FDA Approves the Pfizer COVID-19 Vaccine for Emergency Use
As cases of the novel coronavirus (COVID-19) continue to skyrocket and ICUs across the United States near capacity, a glimmer of hope arrived Friday when the FDA issued an emergency use authorization of Pfizer's COVID-19 vaccine.
This means that the Pfizer-BioNTech COVID-19 Vaccine can begin to be distributed to people 16 years and older, marking "a significant milestone in battling this devastating pandemic that has affected so many families in the United States and around the world," FDA Commissioner Stephen M. Hahn, M.D., said in a press release.
The vaccine has met the FDA's criteria for an emergency use authorization, the government agency said Friday, and that "totality of the available data provides clear evidence" that the vaccine "may be effective in preventing COVID-19."
The FDA also said that the "potential benefits outweigh the known and potential risks" and assured the public and medical community that "a thorough evaluation of the available safety, effectiveness and manufacturing quality information" was conducted.
In the U.S. alone, the contagious respiratory virus has infected more than 15.9 million people, and at least 295,664 people have died as a result of COVID-19, according to data from the New York Times.
The FDA’s vaccine advisory panel voted 17 to 4 on Thursday in favor of authorizing the vaccine for use in Americans 16 years old and up, with one member abstaining. The FDA released a scientific review on Tuesday, saying they found Pfizer’s two-dose vaccine to be safe and effective, with the first shot providing more than 50 percent immunity and the second bringing immunity up to just under 100 percent.

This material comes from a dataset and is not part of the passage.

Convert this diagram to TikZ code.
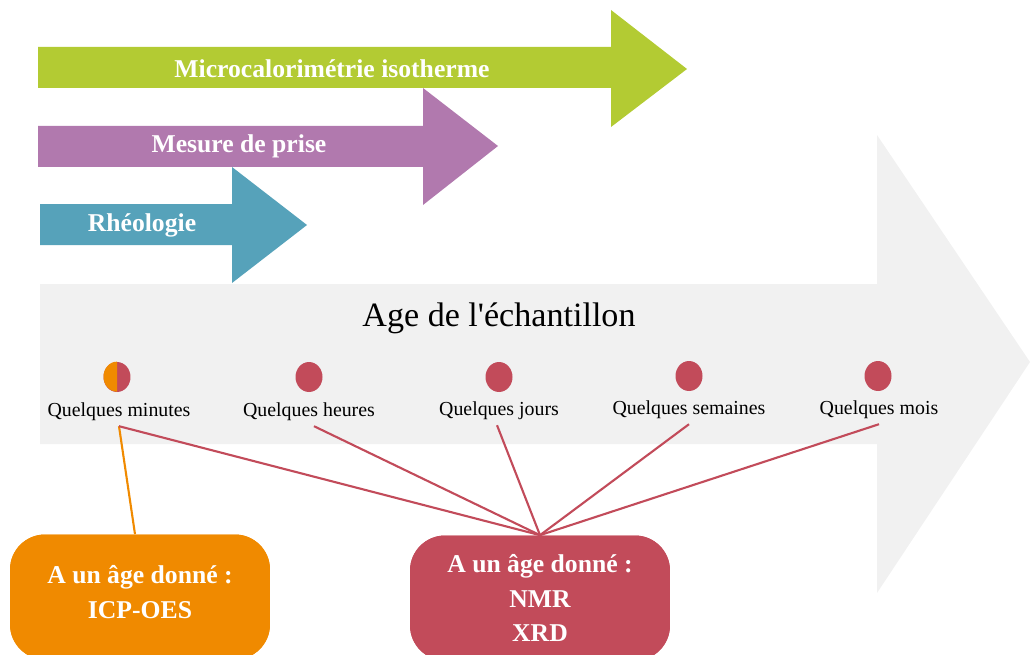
\documentclass[tikz,border=0pt]{standalone}
\usepackage{fontspec}
\setmainfont{Liberation Serif}
\usetikzlibrary{shapes.geometric,calc}
\definecolor{cgreen}{HTML}{B3CB33}
\definecolor{cpurple}{HTML}{B179AE}
\definecolor{cteal}{HTML}{56A2BA}
\definecolor{cgray}{HTML}{F1F1F1}
\definecolor{cred}{HTML}{C24B5A}
\definecolor{corange}{HTML}{F08A00}
\begin{document}
\begin{tikzpicture}[x=0.02cm,y=-0.02cm,
  title/.style={text=white,font=\fontsize{14.6}{17}\selectfont\bfseries,anchor=base,inner sep=0pt},
  dot/.style={ellipse,fill=cred,minimum width=0.54cm,minimum height=0.6cm,inner sep=0pt},
  lbl/.style={font=\fontsize{11.3}{13}\selectfont,anchor=base,inner sep=3.2pt},
  box/.style={rounded corners=0.7cm,minimum width=5.2cm,minimum height=2.5cm,text=white,align=center,font=\fontsize{14.6}{19.8}\selectfont\bfseries},
  link/.style={line width=1.2pt}]
\path[use as bounding box] (0,0) rectangle (1030,655);
\begin{scope}
\clip (0,0) rectangle (1030,655);
% big gray arrow
\fill[cgray] (40,284) -- (877,284) -- (877,135) -- (1030,362) -- (877,593) -- (877,444) -- (40,444) -- cycle;
% technique arrows
\fill[cgreen] (38,47) -- (611,47) -- (611,10) -- (687,69) -- (611,127) -- (611,88) -- (38,88) -- cycle;
\fill[cpurple] (38,126) -- (423,126) -- (423,88) -- (498,146) -- (423,205) -- (423,167) -- (38,167) -- cycle;
\fill[cteal] (40,204) -- (232,204) -- (232,167) -- (307,225) -- (232,283) -- (232,245) -- (40,245) -- cycle;
\node[title] (t1) at (332,78) {Microcalorimétrie isotherme};
\node[title] (t2) at (239,153) {Mesure de prise};
\node[title] (t3) at (142,232) {Rhéologie};
% age
\node[font=\fontsize{19.4}{22}\selectfont,anchor=base,inner sep=0pt] (age) at (499,326) {Age de l\textquotesingle échantillon};
% dots
\node[dot] (d1) at (117,377) {};
\fill[corange] (d1.north) arc[start angle=90,end angle=270,x radius=0.27cm,y radius=0.3cm] -- cycle;
\node[dot] (d2) at (309,377) {};
\node[dot] (d3) at (499,377) {};
\node[dot] (d4) at (689,376) {};
\node[dot] (d5) at (878,376) {};
% labels
\node[lbl] (l1) at (119,416) {Quelques minutes};
\node[lbl] (l2) at (309,416) {Quelques heures};
\node[lbl] (l3) at (499,415) {Quelques jours};
\node[lbl] (l4) at (689,414) {Quelques semaines};
\node[lbl] (l5) at (879,414) {Quelques mois};
% boxes (placed first for names)
\path (140,597) node[box,fill=corange,text depth=6pt] (boxO) {A un âge donné :\\ICP-OES};
\path (540,598) node[box,fill=cred] (boxR) {A un âge donné :\\NMR\\XRD};
% links
\draw[link,corange] (l1.south) -- ($(boxO.north)+(-5,0)$);
\draw[link,cred] (l1.south) -- (boxR.north);
\draw[link,cred] ($(l2.south)+(5,0)$) -- (boxR.north);
\draw[link,cred] ($(l3.south)+(-2,0)$) -- (boxR.north);
\draw[link,cred] (l4.south) -- (boxR.north);
\draw[link,cred] (l5.south) -- (boxR.north);
% redraw boxes on top
\path (140,597) node[box,fill=corange,text depth=6pt] {A un âge donné :\\ICP-OES};
\path (540,598) node[box,fill=cred] {A un âge donné :\\NMR\\XRD};
\end{scope}
\end{tikzpicture}
\end{document}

"The tireless work to develop a new vaccine to prevent this novel, serious, and life-threatening disease in an expedited timeframe after its emergence is a true testament to scientific innovation and public-private collaboration worldwide," Hahn added Friday.
So — when will Americans begin to receive the vaccine now that it has been approved?
Alex Azar, the U.S.’s secretary of Health and Human Services, said earlier on Friday that the first inoculations could start as early as next week.
"We could see people getting vaccinated Monday, Tuesday of next week," he said on Good Morning America.
Vaccines will be free, thanks to a deal between Pfizer and the U.S. government to supply 100 million doses by March 2021, the New York Times reported. All 50 states have already submitted locations to which the vaccines can be shipped.
Another COVID-19 vaccine developed by Moderna is also under review by the FDA and may soon be approved for the same emergency use authorization.